Les signataires ne se réduisaient d’ailleurs pas à la revue fondée dans les années 1930 par Emmanuel Mounier. On y retrouvait la fine fleur de la « deuxième gauche », tous ceux qui, à partir du tournant de la rigueur de 1983, avaient plaidé en faveur d’une « République du centre »1 : des sociologues (Alain Touraine, François Dubet, Louis Chauvel, etc.), des historiens (Pierre Rosanvallon, Michel Winock, Michelle Perrot, etc.), des philosophes (Paul Ricoeur, Claude Lefort, etc.), des économistes (Daniel Cohen, Jean-Paul Fitoussi, etc.), des intellectuels médiatiques (Pascal Bruckner, Alain Finkielkraut), etc.
Quelques jours plus tard paraissait, en opposition au « plan Juppé », un « appel des intellectuels en soutien aux grévistes », qui fusionnait sous la supervision du sociologue Pierre Bourdieu deux projets d’appel : l’un rédigé par Denis Berger, Henri Maler et Michèle Riot-Sarcey, l’autre par Yves Bénot et Catherine Lévy. Cet appel reposait essentiellement sur une défense des droits sociaux et des services publics, et invitait chacun « à s’associer à ce mouvement et à la réflexion radicale sur l’avenir de notre société qu’il engage ». Il fut signé très largement.

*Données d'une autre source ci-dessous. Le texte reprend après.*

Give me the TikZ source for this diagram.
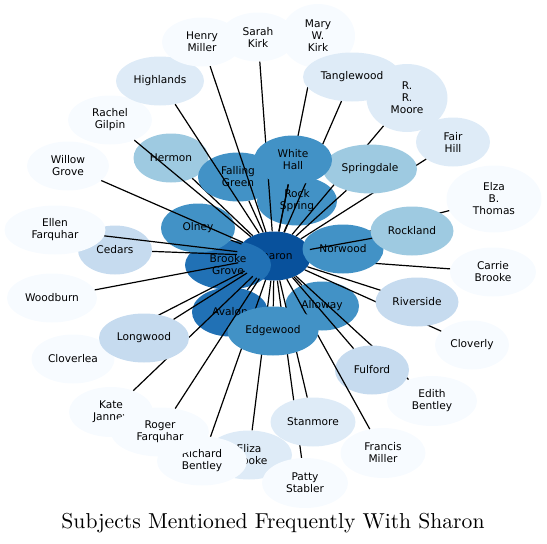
\documentclass[tikz,border=0pt]{standalone}
\usepackage{fontspec}
\usetikzlibrary{shapes.geometric}
\newfontfamily\nwsans{DejaVu Sans}
\newfontfamily\nwserif{lmroman10-regular.otf}
\definecolor{nwdeep}{HTML}{08519C}
\definecolor{nwdark}{HTML}{2171B5}
\definecolor{nwmid}{HTML}{4292C6}
\definecolor{nwsoft}{HTML}{9ECAE1}
\definecolor{nwpale}{HTML}{C6DBEF}
\definecolor{nwmist}{HTML}{DEEBF7}
\definecolor{nwsnow}{HTML}{F7FBFF}
\tikzset{
  nw node/.style={ellipse, inner sep=0pt, minimum width=74pt, minimum height=49pt,
    align=center, text=black, font=\nwsans\fontsize{10.6}{12}\selectfont},
  nw edge/.style={draw=black, line width=1.2pt},
  nw title/.style={anchor=base, font=\nwserif\fontsize{21.6}{26}\selectfont}
}

\begin{document}
\begin{tikzpicture}[x=1pt, y=-1pt]
  \useasboundingbox (0,0) rectangle (547,544);
  \node[nw node, fill=nwdeep] (sharon) at (274,256) {Sharon};
  \node[nw node, fill=nwdark, minimum width=86pt] (brooke) at (228,265) {Brooke\\Grove};
  % inner ring first, the spokes run over it
  \foreach \nm/\x/\y/\w/\h/\col/\lab in {
      olney/198/228/74/49/nwmid/Olney,
      hermon/171/158/75/49/nwsoft/Hermon,
      falling/238/177/80/49/nwmid/{Falling\\Green},
      rockspring/297/201/80/49/nwmid/{Rock\\Spring},
      alloway/322/306/74/49/nwmid/Alloway,
      avalon/230/312/76/49/nwdark/Avalon,
      elza/494/199/95/67/nwsnow/{Elza\\B.\\Thomas},
      carrie/493/272/86/49/nwsnow/{Carrie\\Brooke}} {
    \node[nw node, fill=\col, minimum width=\w pt, minimum height=\h pt] (\nm) at (\x,\y) {\lab};
    \draw[nw edge] (sharon) -- (\nm);
  }
  \node[nw node, fill=nwmid, minimum width=81pt] (norwood) at (343,249) {Norwood};
  % outer places, later ones hide earlier spokes
  \foreach \nm/\x/\y/\w/\h/\col/\lab in {
      rockland/412/231/83/49/nwsoft/Rockland,
      cloverly/472/345/74/49/nwsnow/Cloverly,
      riverside/417/302/83/49/nwpale/Riverside,
      edith/432/401/90/50/nwsnow/{Edith\\Bentley},
      fulford/372/370/74/49/nwpale/Fulford,
      francis/383/453/85/50/nwsnow/{Francis\\Miller},
      eliza/249/455/86/49/nwmist/{Eliza\\Brooke},
      patty/305/483/86/50/nwsnow/{Patty\\Stabler},
      stanmore/313/422/85/49/nwmist/Stanmore,
      richard/202/461/90/49/nwsnow/{Richard\\Bentley},
      edgewood/273/331/91/49/nwmid/Edgewood,
      kate/111/412/84/50/nwsnow/{Kate\\Janney},
      roger/160/432/98/49/nwsnow/{Roger\\Farquhar},
      cloverlea/73/359/83/49/nwsnow/Cloverlea,
      longwood/144/338/90/49/nwpale/Longwood,
      woodburn/52/298/90/49/nwsnow/Woodburn,
      cedars/115/250/74/49/nwpale/Cedars,
      ellen/55/230/101/49/nwsnow/{Ellen\\Farquhar},
      willow/68/166/82/49/nwsnow/{Willow\\Grove},
      rachel/110/120/84/49/nwsnow/{Rachel\\Gilpin},
      highlands/160/81/88/49/nwmist/Highlands,
      henry/202/42/80/49/nwsnow/{Henry\\Miller},
      sarah/258/37/76/49/nwsnow/{Sarah\\Kirk},
      mary/318/36/74/64/nwsnow/{Mary\\W.\\Kirk},
      moore/407/98/81/68/nwmist/{R.\\R.\\Moore},
      tanglewood/352/77/98/49/nwmist/Tanglewood,
      fairhill/453/142/74/49/nwmist/{Fair\\Hill},
      springdale/370/169/94/49/nwsoft/Springdale,
      whitehall/293/160/78/49/nwmid/{White\\Hall}} {
    \node[nw node, fill=\col, minimum width=\w pt, minimum height=\h pt] (\nm) at (\x,\y) {\lab};
    \draw[nw edge] (sharon) -- (\nm);
  }
  \node[nw title] (title) at (273,528) {Subjects Mentioned Frequently With Sharon};
\end{tikzpicture}
\end{document}
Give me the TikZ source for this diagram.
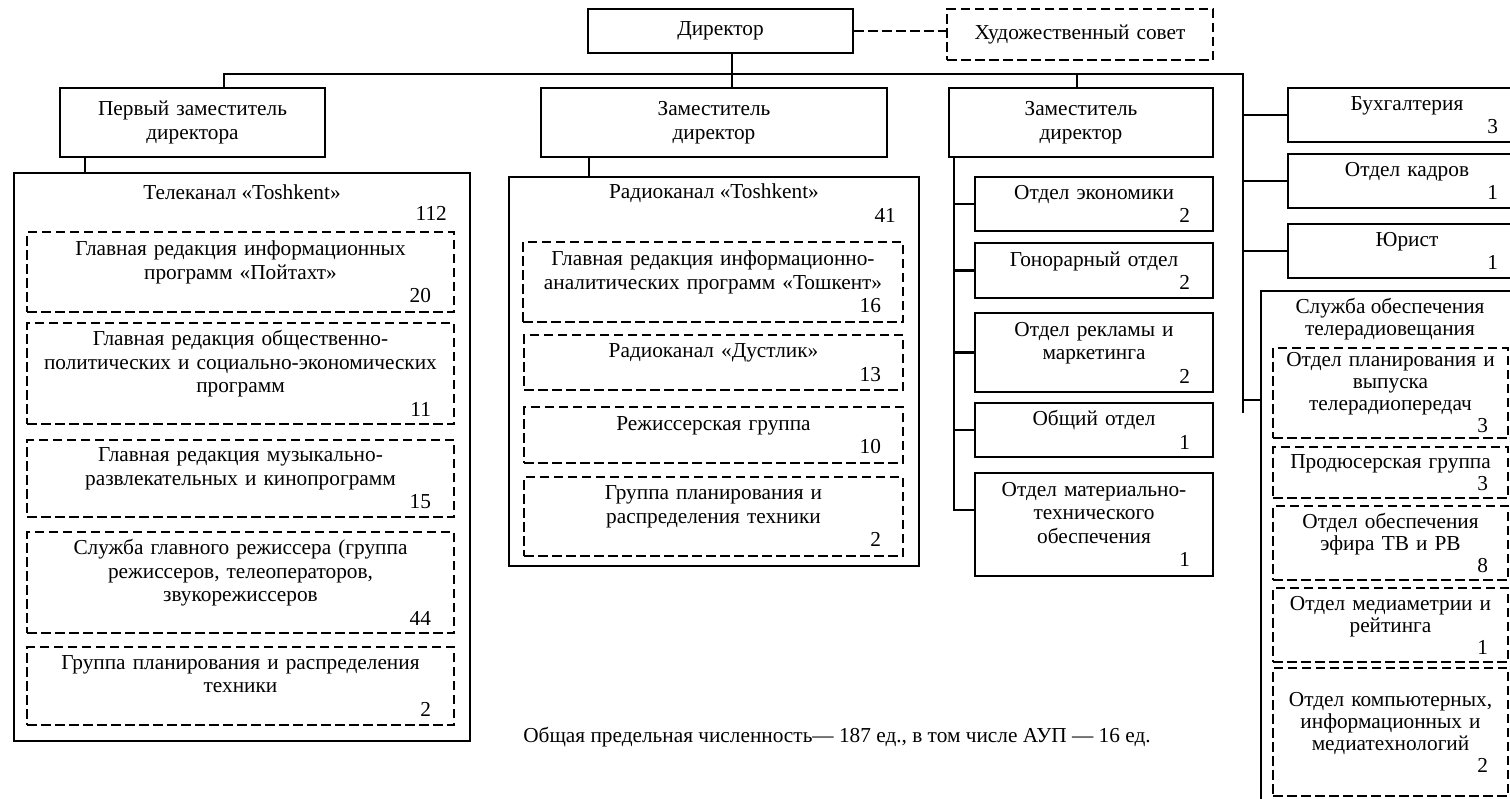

Contre-offensive de la sociologie critique
Cet affrontement couvait depuis une décennie, en particulier depuis le ralliement d’une partie des intellectuels de gauche au néolibéralisme, sous l’égide de la Fondation Saint-Simon. Fondée en 1982 par François Furet, celle-ci rassembla pendant presque deux décennies des intellectuels, des hauts fonctionnaires et des hommes d’affaires, prétendant constituer un « cercle de la raison » (Alain Minc). Elle était présidée en 1995 par Pierre Rosanvallon, dont le parcours politique est emblématique : proche du PSU dans les années 1970, il passa en une décennie de la défense d’idéaux « autogestionnaires » à l’éloge du libéralisme.
D’un autre côté, l’hiver 1995 permit la lancée dans le monde intellectuel d’une contre-offensive. Le marxisme demeurait néanmoins marginalisé, subissant encore le contrecoup de l’offensive amorcée dès le milieu des années 1970, notamment par Glucksmann et les « nouveaux philosophes ». C’est donc essentiellement sous la forme d’une sociologie critique, dominée par la figure de Pierre Bourdieu, que reprenait vigueur l’appel à ne pas se satisfaire du monde tel qu’il est et à mettre au jour les rapports de domination qui se dissimulent derrière le rideau de fumée libéral ou républicain.
Ugo Palheta
- 1. Titre d’un livre de François Furet, Jacques Julliard et Pierre Rosanvallon, paru en 1988.